Au jour d’aujourd’hui, cela me semble indispensable de transmettre. Nous sommes dans la perte de la mémoire, et vivre sans passé empêche d’avoir un avenir. Et on vit une époque dans laquelle le passé doit constamment être effacé. Il me semble absolument fondamental, si l’on veut pouvoir continuer à vivre ensemble, de savoir quelle est l’histoire de l’un ou de l’autre. Je suis comme ça dans la vie et c’est probablement ça qui donne envie à des réalisateurs de me proposer des rôles qui abordent cette problématique. Je n’en suis pas du tout un, mais j’admire énormément les professeurs car j’ai beaucoup appris du fait de se retrouver devant une classe et d’accepter de ne pas être pareil. Il faut accepter de ne pas être dans le même temps, raconter le temps dans lequel on est et écouter le temps dans lequel sont les jeunes gens en face de vous pour essayer de trouver le point de rencontre. Et c’est à ce moment-là qu’il se passe des choses absolument géniales. Mais dans la société actuelle, on n’est presque que dans de l’affrontement entre les générations, et ça m’inquiète beaucoup.
Pensez-vous qu’un acteur peut-être un modèle pour effectuer cette transmission entre les générations ?

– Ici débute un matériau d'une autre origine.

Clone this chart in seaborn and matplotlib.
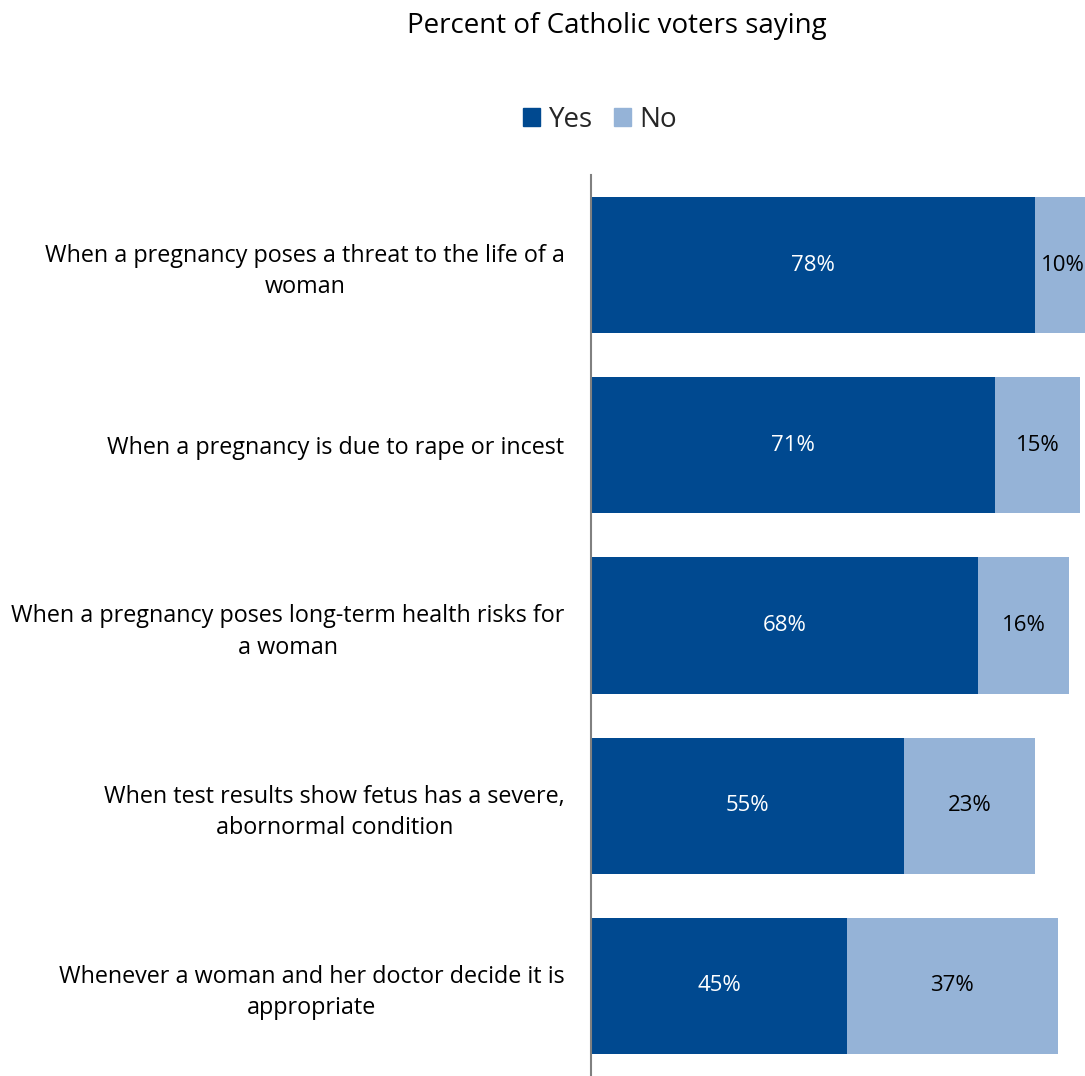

J’ai moi-même des acteurs que je prends come modèles – Jouvet, Gabin, Eastwood,… – mais ce n’est pas quelque chose qu’eux-mêmes ont décidé. Cela se fait dans le choix des personnages, dans ce que vous avez envie de défendre. Il faut se poser la question de savoir pourquoi on devient acteur. Certains deviennent acteurs parce qu’ils ont besoin de la reconnaissance de l’autre pour exister, sans avoir vraiment l’envie de transmettre et en étant uniquement dans un plaisir individuel. Et puis, il y a des gens qui font ce métier parce qu’ils ont envie de raconter des histoires aux autres, parce qu’ils pensent que raconter ces histoires peut apporter quelque chose aux autres, et que même si une seule personne comprend l’histoire qu’ils sont en train de raconter, c’est déjà bien. Il y a donc des gens qui sont dans le sacré par rapport au fait d’être acteur, et d’autres pas du tout.